The year 1993 saw hip-hop go through one of its most lasting periods of metamorphosis. “The second Tuesday of November 1993,” says The Roots’ Questlove in the documentary Beats Rhymes & Life: The Travels Of A Tribe Called Quest, “I consider that to be the last great day in classic hip-hop.” It was on that day that two iconic albums were released: Enter The Wu-Tang (36 Chambers) by the Wu-Tang Clan and Midnight Marauders by A Tribe Called Quest.

That pair of dichotomous records can be seen as a microcosm of the diversity in hip-hop at the time. …36 Chambers was a dark, unruly and intimidating riposte to the West Coast’s commercially gargantuan G-funk sound. It brought critical attention and an engaging brand back East, and set the groundwork for the likes of Biggie, Nas and Mobb Deep.

Midnight Marauders, on the other hand, was smooth and enlightened. It represented the last great swansong of the Native Tongues; a great peak in the work of a collective that pushed politically engaged, positive and Afrocentric rap. With the sharp focus of hindsight, for many, these records represented the death knell of the hallowed ‘golden age’.

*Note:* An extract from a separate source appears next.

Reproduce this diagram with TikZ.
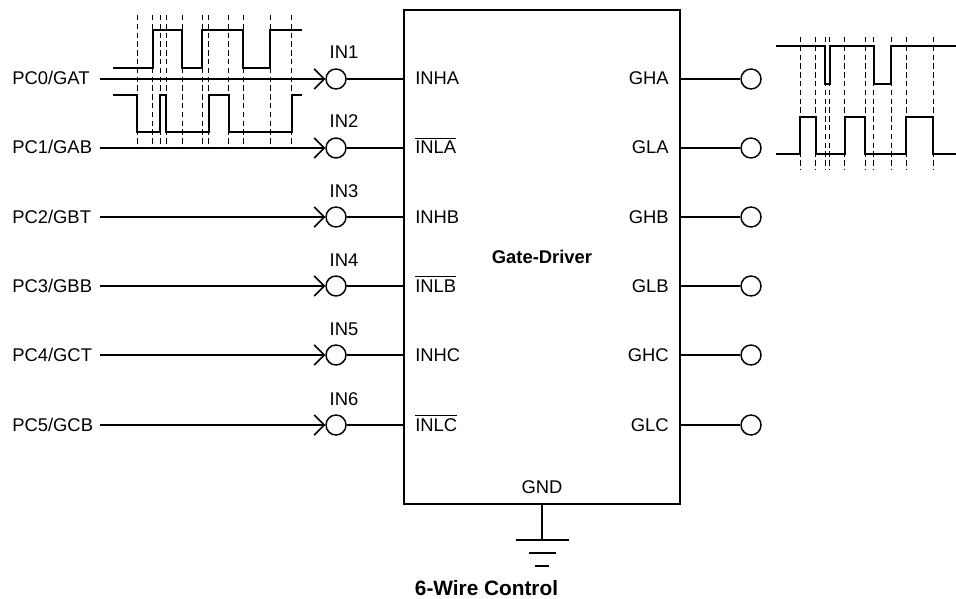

Elsewhere in ’93, landmark records also came from the likes of KRS-One, Souls of Mischief, 2Pac, De La Soul, Run-D.M.C. and Mobb Deep, making it one of the most fertile years in the lineage of the genre. The release of …36 Chambers on 9 November marked the beginning of an illustrious career for Wu-Tang and its clan members. Midnight Marauders, in many ways, was the beginning of the end for Tribe. Tensions in the band had started to ferment. However, before those tensions took a stranglehold, Q-Tip, Phife Dawg and Ali Shaheed Muhammad released the most flawless record in their catalogue and one of the most iconic hip-hop records of all time. Midnight Marauders arrived three years after the release of Tribe’s debut record People’s Instinctive Travels And The Paths of Rhythm and five years after the Native Tongues’ Ground Zero moment: Jungle Brothers’ Straight Out The Jungle. That five-year period saw East Coast hip-hop in an era of psychedelic experimentation, spearheaded by Native Tongues – a loose collection of artists fronted by the triumvirate of A Tribe Called Quest, Jungle Brothers and De La Soul. The movement was a rebuttal of what was defined ‘cool’ at the time. There was carte blanche to be goofy, celebrate individual eccentricities and exist without affectation. “It’s been pretty much a cool existence to be in Tribe… Along with De La Soul, we were like: ‘It’s cool to be you,’” Q-Tip told Hattie Collins in The Guardian in 2008.